I probably had to start with a statement that I find the current approach reasonable, and I'm only curious if there is more to get out of it. I haven't benchmarked the patch yet (plan getting to it when I'll get back), and can imagine practical considerations significantly impacting any potential solution.

About control theory... yeah.  That's an interesting bag of tricks.

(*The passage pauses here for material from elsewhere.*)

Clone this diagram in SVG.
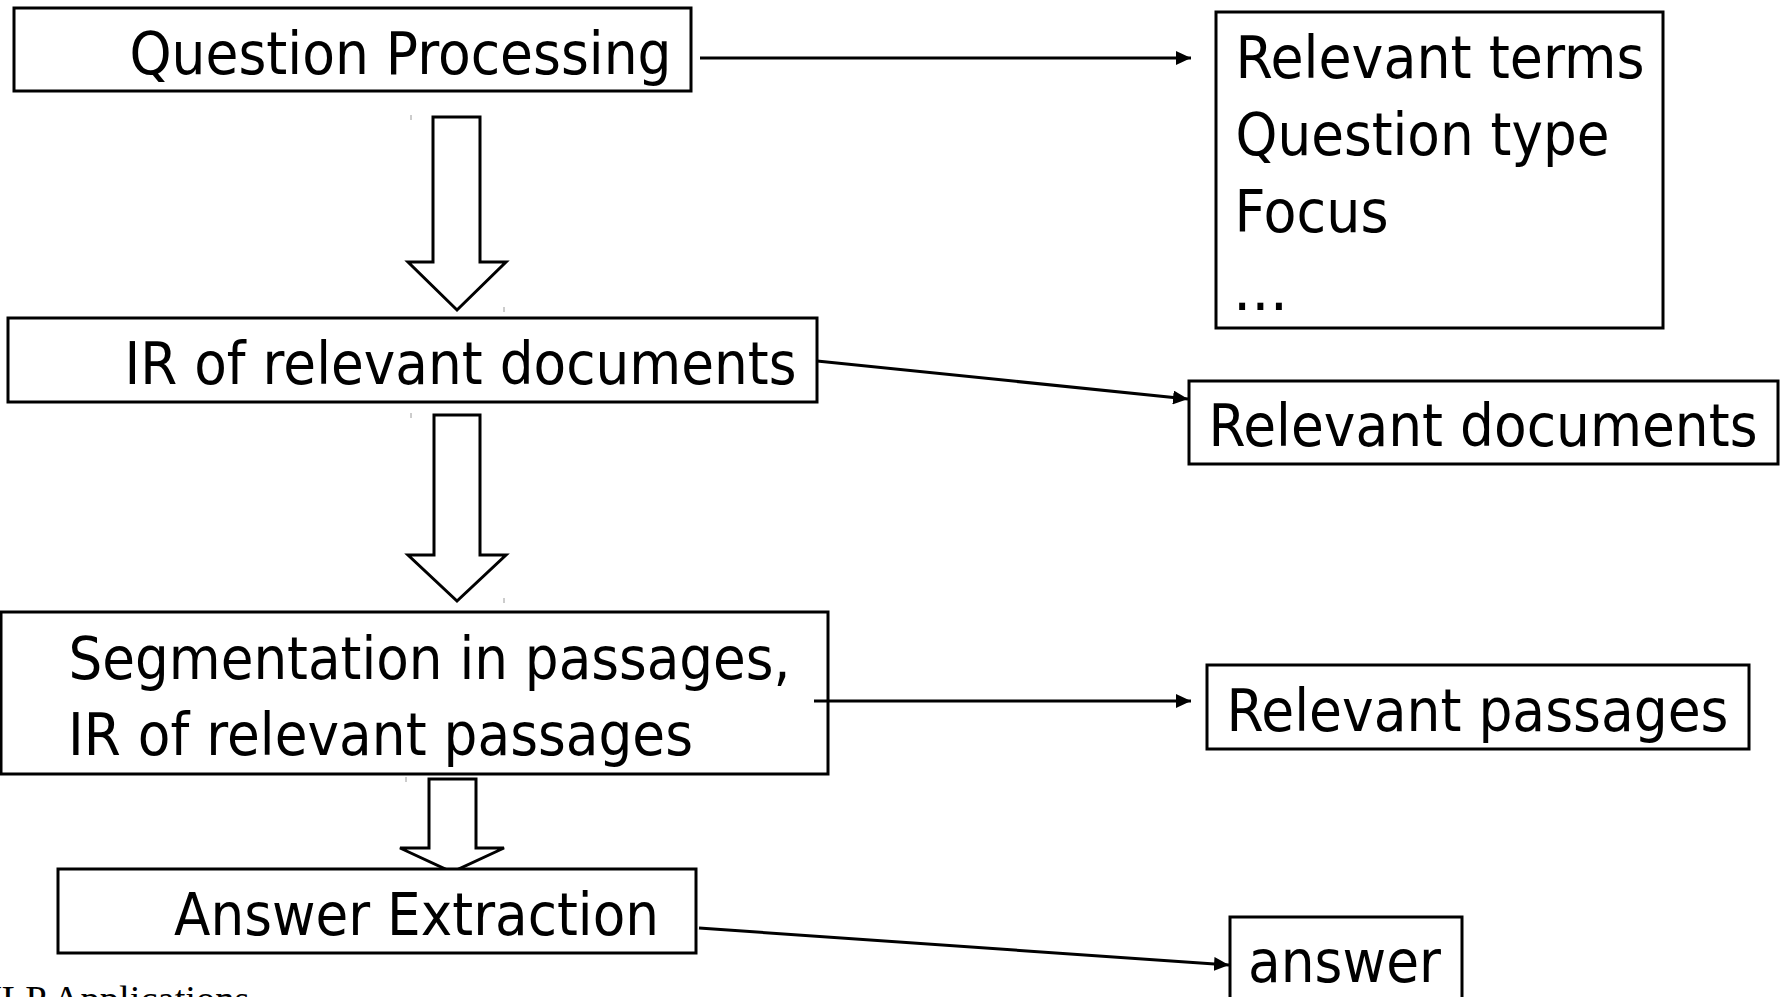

FWIW Melanie and (more recently) I have looked into textbook control
algorithms at a higher level of the I/O stack (and Melanie gave a talk
about other applications in eg VACUUM at pgconf.dev).  In
read_stream.c, where I/O demand is created, we've been trying to set
the desired I/O concurrency level and thus lookahead distance with
adaptive feedback.  We've tried a lot of stuff.  I hope we can share
some concept patches some time soon, well, maybe in this cycle.  Some
interesting recent experiments produced graphs that look a lot like
the ones in the book "Feedback Control for Computer Systems" (an easy
software-person book I found for people without an engineering/control
theory background where the problems match our world more closely, cf
typical texts that are about controlling motors and other mechanical
stuff...).  Experimental goals are: find the the smallest concurrent
I/O request level (and thus lookahead distance and thus speculative
work done and buffers pinned) that keeps the I/O stall probability
near zero (and keep adapting, since other queries and applications are
sharing system I/O queues), and if that's not even possible, find the
highest concurrent I/O request level that doesn't cause extra latency
due to queuing in lower levels (I/O workers, kernel, ...,  disks).
That second part is quite hard.  In other words, if higher levels own
that problem and bring the adaptivity, then perhaps io_method=worker
can get away with being quite stupid.  Just a thought...

Looking forward to it. And thanks for the reminder about the talk, wanted to watch it already long time ago, but somehow didn't managed yet.